* EXERCISE DESCRIPTION
Every line below should be copied exactly; drop the pictures.

* SUPPLIED RECORDS
───

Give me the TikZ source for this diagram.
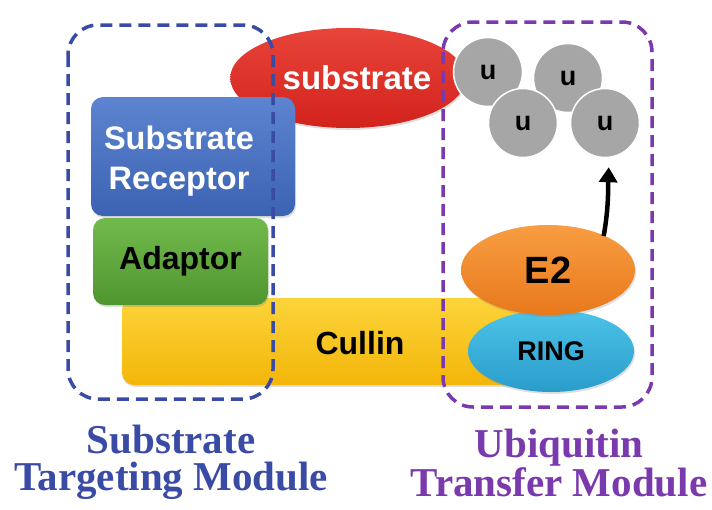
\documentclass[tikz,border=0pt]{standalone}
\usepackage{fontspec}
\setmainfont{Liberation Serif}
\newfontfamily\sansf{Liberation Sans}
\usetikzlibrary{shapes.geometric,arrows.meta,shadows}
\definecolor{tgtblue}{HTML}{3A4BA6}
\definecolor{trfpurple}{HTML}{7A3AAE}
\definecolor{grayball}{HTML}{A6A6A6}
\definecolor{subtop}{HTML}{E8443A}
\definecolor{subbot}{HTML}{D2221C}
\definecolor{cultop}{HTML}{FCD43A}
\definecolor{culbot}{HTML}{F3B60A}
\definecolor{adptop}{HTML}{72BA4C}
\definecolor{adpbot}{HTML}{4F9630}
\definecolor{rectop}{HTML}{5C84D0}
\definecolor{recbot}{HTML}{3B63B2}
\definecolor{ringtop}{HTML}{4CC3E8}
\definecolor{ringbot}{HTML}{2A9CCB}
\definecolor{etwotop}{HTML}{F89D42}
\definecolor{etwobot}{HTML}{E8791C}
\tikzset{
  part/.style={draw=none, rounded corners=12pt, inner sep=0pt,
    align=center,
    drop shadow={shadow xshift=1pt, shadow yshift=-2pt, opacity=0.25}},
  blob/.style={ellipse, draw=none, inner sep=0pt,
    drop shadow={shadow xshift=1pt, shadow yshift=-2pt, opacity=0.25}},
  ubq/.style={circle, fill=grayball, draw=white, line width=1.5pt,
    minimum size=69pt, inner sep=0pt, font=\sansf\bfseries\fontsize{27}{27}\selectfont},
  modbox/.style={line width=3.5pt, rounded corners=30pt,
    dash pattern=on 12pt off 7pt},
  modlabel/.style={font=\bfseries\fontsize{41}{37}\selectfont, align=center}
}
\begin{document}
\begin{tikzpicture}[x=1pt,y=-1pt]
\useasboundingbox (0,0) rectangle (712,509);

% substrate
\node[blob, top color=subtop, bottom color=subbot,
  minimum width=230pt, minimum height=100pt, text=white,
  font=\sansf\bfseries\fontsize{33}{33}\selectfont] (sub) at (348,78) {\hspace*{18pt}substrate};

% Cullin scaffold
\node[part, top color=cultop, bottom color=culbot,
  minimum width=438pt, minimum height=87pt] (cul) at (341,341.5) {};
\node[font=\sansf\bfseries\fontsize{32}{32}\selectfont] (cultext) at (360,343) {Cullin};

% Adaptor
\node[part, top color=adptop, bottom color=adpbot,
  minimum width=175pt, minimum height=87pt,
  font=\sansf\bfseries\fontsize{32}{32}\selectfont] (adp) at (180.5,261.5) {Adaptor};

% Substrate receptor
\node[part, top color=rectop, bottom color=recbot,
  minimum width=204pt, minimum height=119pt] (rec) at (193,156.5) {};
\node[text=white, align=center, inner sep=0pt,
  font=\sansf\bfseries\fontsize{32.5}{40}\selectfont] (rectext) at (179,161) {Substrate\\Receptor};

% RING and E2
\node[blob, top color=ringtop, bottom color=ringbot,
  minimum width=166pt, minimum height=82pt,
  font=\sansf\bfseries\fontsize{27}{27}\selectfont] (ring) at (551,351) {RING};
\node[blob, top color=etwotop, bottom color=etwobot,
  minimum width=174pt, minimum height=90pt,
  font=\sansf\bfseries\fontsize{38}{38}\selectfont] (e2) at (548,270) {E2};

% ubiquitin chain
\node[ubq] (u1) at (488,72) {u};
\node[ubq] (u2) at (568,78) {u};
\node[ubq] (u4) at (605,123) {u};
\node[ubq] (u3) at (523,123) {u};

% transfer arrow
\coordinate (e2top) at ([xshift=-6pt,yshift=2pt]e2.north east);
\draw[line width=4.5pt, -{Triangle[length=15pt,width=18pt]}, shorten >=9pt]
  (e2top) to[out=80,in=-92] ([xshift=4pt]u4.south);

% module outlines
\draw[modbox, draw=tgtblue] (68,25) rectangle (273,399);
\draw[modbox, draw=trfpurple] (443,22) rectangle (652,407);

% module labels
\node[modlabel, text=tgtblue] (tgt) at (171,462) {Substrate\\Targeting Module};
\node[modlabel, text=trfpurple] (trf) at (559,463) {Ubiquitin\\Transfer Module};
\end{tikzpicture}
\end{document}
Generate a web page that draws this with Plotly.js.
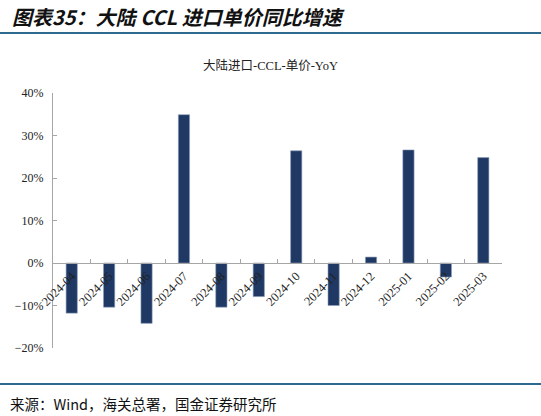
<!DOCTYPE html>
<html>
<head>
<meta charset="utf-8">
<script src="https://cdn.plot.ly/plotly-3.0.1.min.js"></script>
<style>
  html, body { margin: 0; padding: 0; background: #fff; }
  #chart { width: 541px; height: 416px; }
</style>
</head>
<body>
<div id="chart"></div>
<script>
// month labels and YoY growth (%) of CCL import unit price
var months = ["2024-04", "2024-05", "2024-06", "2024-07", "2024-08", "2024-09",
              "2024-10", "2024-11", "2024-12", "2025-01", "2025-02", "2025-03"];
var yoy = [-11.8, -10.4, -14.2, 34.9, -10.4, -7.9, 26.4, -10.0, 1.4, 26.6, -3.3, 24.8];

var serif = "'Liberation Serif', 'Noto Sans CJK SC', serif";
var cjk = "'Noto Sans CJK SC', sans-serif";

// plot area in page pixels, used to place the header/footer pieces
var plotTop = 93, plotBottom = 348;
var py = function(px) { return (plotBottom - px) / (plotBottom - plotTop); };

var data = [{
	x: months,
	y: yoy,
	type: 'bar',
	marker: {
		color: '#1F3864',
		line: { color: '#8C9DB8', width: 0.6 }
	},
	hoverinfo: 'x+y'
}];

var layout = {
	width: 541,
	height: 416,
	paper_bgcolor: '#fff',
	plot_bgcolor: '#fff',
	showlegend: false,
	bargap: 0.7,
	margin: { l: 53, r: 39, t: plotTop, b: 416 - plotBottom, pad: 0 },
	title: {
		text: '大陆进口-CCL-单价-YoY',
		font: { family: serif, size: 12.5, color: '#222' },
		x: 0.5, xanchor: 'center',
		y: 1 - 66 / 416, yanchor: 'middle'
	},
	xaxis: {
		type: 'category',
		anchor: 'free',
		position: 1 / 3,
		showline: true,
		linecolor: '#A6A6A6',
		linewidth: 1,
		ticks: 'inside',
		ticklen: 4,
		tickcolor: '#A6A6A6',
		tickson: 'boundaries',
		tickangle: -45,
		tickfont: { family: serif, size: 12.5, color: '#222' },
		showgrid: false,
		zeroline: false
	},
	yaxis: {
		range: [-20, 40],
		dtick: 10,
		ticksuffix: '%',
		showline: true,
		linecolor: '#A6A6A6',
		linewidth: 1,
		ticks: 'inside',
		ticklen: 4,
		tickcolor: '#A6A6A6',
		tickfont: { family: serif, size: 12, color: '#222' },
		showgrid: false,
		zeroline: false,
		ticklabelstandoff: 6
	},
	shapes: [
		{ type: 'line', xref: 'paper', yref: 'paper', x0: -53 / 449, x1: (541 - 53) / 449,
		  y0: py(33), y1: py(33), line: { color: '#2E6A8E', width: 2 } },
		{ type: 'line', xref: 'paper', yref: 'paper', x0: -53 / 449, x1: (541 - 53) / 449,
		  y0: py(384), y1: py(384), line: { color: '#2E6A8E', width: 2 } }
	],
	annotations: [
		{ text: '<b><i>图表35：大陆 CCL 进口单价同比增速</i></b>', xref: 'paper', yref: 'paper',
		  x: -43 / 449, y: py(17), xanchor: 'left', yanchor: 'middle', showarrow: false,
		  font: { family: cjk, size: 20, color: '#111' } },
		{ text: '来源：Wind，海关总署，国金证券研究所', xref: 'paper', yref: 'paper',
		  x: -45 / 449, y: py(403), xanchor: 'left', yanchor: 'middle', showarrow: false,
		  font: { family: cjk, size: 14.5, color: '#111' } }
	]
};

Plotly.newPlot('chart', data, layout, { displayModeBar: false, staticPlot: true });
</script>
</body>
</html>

───

* THE COMPLETED TASK
Give me the TikZ source for this diagram.
\documentclass[tikz,border=0pt]{standalone}
\usepackage{fontspec}
\setmainfont{Liberation Serif}
\newfontfamily\sansf{Liberation Sans}
\usetikzlibrary{shapes.geometric,arrows.meta,shadows}
\definecolor{tgtblue}{HTML}{3A4BA6}
\definecolor{trfpurple}{HTML}{7A3AAE}
\definecolor{grayball}{HTML}{A6A6A6}
\definecolor{subtop}{HTML}{E8443A}
\definecolor{subbot}{HTML}{D2221C}
\definecolor{cultop}{HTML}{FCD43A}
\definecolor{culbot}{HTML}{F3B60A}
\definecolor{adptop}{HTML}{72BA4C}
\definecolor{adpbot}{HTML}{4F9630}
\definecolor{rectop}{HTML}{5C84D0}
\definecolor{recbot}{HTML}{3B63B2}
\definecolor{ringtop}{HTML}{4CC3E8}
\definecolor{ringbot}{HTML}{2A9CCB}
\definecolor{etwotop}{HTML}{F89D42}
\definecolor{etwobot}{HTML}{E8791C}
\tikzset{
  part/.style={draw=none, rounded corners=12pt, inner sep=0pt,
    align=center,
    drop shadow={shadow xshift=1pt, shadow yshift=-2pt, opacity=0.25}},
  blob/.style={ellipse, draw=none, inner sep=0pt,
    drop shadow={shadow xshift=1pt, shadow yshift=-2pt, opacity=0.25}},
  ubq/.style={circle, fill=grayball, draw=white, line width=1.5pt,
    minimum size=69pt, inner sep=0pt, font=\sansf\bfseries\fontsize{27}{27}\selectfont},
  modbox/.style={line width=3.5pt, rounded corners=30pt,
    dash pattern=on 12pt off 7pt},
  modlabel/.style={font=\bfseries\fontsize{41}{37}\selectfont, align=center}
}
\begin{document}
\begin{tikzpicture}[x=1pt,y=-1pt]
\useasboundingbox (0,0) rectangle (712,509);

% substrate
\node[blob, top color=subtop, bottom color=subbot,
  minimum width=230pt, minimum height=100pt, text=white,
  font=\sansf\bfseries\fontsize{33}{33}\selectfont] (sub) at (348,78) {\hspace*{18pt}substrate};

% Cullin scaffold
\node[part, top color=cultop, bottom color=culbot,
  minimum width=438pt, minimum height=87pt] (cul) at (341,341.5) {};
\node[font=\sansf\bfseries\fontsize{32}{32}\selectfont] (cultext) at (360,343) {Cullin};

% Adaptor
\node[part, top color=adptop, bottom color=adpbot,
  minimum width=175pt, minimum height=87pt,
  font=\sansf\bfseries\fontsize{32}{32}\selectfont] (adp) at (180.5,261.5) {Adaptor};

% Substrate receptor
\node[part, top color=rectop, bottom color=recbot,
  minimum width=204pt, minimum height=119pt] (rec) at (193,156.5) {};
\node[text=white, align=center, inner sep=0pt,
  font=\sansf\bfseries\fontsize{32.5}{40}\selectfont] (rectext) at (179,161) {Substrate\\Receptor};

% RING and E2
\node[blob, top color=ringtop, bottom color=ringbot,
  minimum width=166pt, minimum height=82pt,
  font=\sansf\bfseries\fontsize{27}{27}\selectfont] (ring) at (551,351) {RING};
\node[blob, top color=etwotop, bottom color=etwobot,
  minimum width=174pt, minimum height=90pt,
  font=\sansf\bfseries\fontsize{38}{38}\selectfont] (e2) at (548,270) {E2};

% ubiquitin chain
\node[ubq] (u1) at (488,72) {u};
\node[ubq] (u2) at (568,78) {u};
\node[ubq] (u4) at (605,123) {u};
\node[ubq] (u3) at (523,123) {u};

% transfer arrow
\coordinate (e2top) at ([xshift=-6pt,yshift=2pt]e2.north east);
\draw[line width=4.5pt, -{Triangle[length=15pt,width=18pt]}, shorten >=9pt]
  (e2top) to[out=80,in=-92] ([xshift=4pt]u4.south);

% module outlines
\draw[modbox, draw=tgtblue] (68,25) rectangle (273,399);
\draw[modbox, draw=trfpurple] (443,22) rectangle (652,407);

% module labels
\node[modlabel, text=tgtblue] (tgt) at (171,462) {Substrate\\Targeting Module};
\node[modlabel, text=trfpurple] (trf) at (559,463) {Ubiquitin\\Transfer Module};
\end{tikzpicture}
\end{document}
Generate a web page that draws this with Plotly.js.
<!DOCTYPE html>
<html>
<head>
<meta charset="utf-8">
<script src="https://cdn.plot.ly/plotly-3.0.1.min.js"></script>
<style>
  html, body { margin: 0; padding: 0; background: #fff; }
  #chart { width: 541px; height: 416px; }
</style>
</head>
<body>
<div id="chart"></div>
<script>
// month labels and YoY growth (%) of CCL import unit price
var months = ["2024-04", "2024-05", "2024-06", "2024-07", "2024-08", "2024-09",
              "2024-10", "2024-11", "2024-12", "2025-01", "2025-02", "2025-03"];
var yoy = [-11.8, -10.4, -14.2, 34.9, -10.4, -7.9, 26.4, -10.0, 1.4, 26.6, -3.3, 24.8];

var serif = "'Liberation Serif', 'Noto Sans CJK SC', serif";
var cjk = "'Noto Sans CJK SC', sans-serif";

// plot area in page pixels, used to place the header/footer pieces
var plotTop = 93, plotBottom = 348;
var py = function(px) { return (plotBottom - px) / (plotBottom - plotTop); };

var data = [{
	x: months,
	y: yoy,
	type: 'bar',
	marker: {
		color: '#1F3864',
		line: { color: '#8C9DB8', width: 0.6 }
	},
	hoverinfo: 'x+y'
}];

var layout = {
	width: 541,
	height: 416,
	paper_bgcolor: '#fff',
	plot_bgcolor: '#fff',
	showlegend: false,
	bargap: 0.7,
	margin: { l: 53, r: 39, t: plotTop, b: 416 - plotBottom, pad: 0 },
	title: {
		text: '大陆进口-CCL-单价-YoY',
		font: { family: serif, size: 12.5, color: '#222' },
		x: 0.5, xanchor: 'center',
		y: 1 - 66 / 416, yanchor: 'middle'
	},
	xaxis: {
		type: 'category',
		anchor: 'free',
		position: 1 / 3,
		showline: true,
		linecolor: '#A6A6A6',
		linewidth: 1,
		ticks: 'inside',
		ticklen: 4,
		tickcolor: '#A6A6A6',
		tickson: 'boundaries',
		tickangle: -45,
		tickfont: { family: serif, size: 12.5, color: '#222' },
		showgrid: false,
		zeroline: false
	},
	yaxis: {
		range: [-20, 40],
		dtick: 10,
		ticksuffix: '%',
		showline: true,
		linecolor: '#A6A6A6',
		linewidth: 1,
		ticks: 'inside',
		ticklen: 4,
		tickcolor: '#A6A6A6',
		tickfont: { family: serif, size: 12, color: '#222' },
		showgrid: false,
		zeroline: false,
		ticklabelstandoff: 6
	},
	shapes: [
		{ type: 'line', xref: 'paper', yref: 'paper', x0: -53 / 449, x1: (541 - 53) / 449,
		  y0: py(33), y1: py(33), line: { color: '#2E6A8E', width: 2 } },
		{ type: 'line', xref: 'paper', yref: 'paper', x0: -53 / 449, x1: (541 - 53) / 449,
		  y0: py(384), y1: py(384), line: { color: '#2E6A8E', width: 2 } }
	],
	annotations: [
		{ text: '<b><i>图表35：大陆 CCL 进口单价同比增速</i></b>', xref: 'paper', yref: 'paper',
		  x: -43 / 449, y: py(17), xanchor: 'left', yanchor: 'middle', showarrow: false,
		  font: { family: cjk, size: 20, color: '#111' } },
		{ text: '来源：Wind，海关总署，国金证券研究所', xref: 'paper', yref: 'paper',
		  x: -45 / 449, y: py(403), xanchor: 'left', yanchor: 'middle', showarrow: false,
		  font: { family: cjk, size: 14.5, color: '#111' } }
	]
};

Plotly.newPlot('chart', data, layout, { displayModeBar: false, staticPlot: true });
</script>
</body>
</html>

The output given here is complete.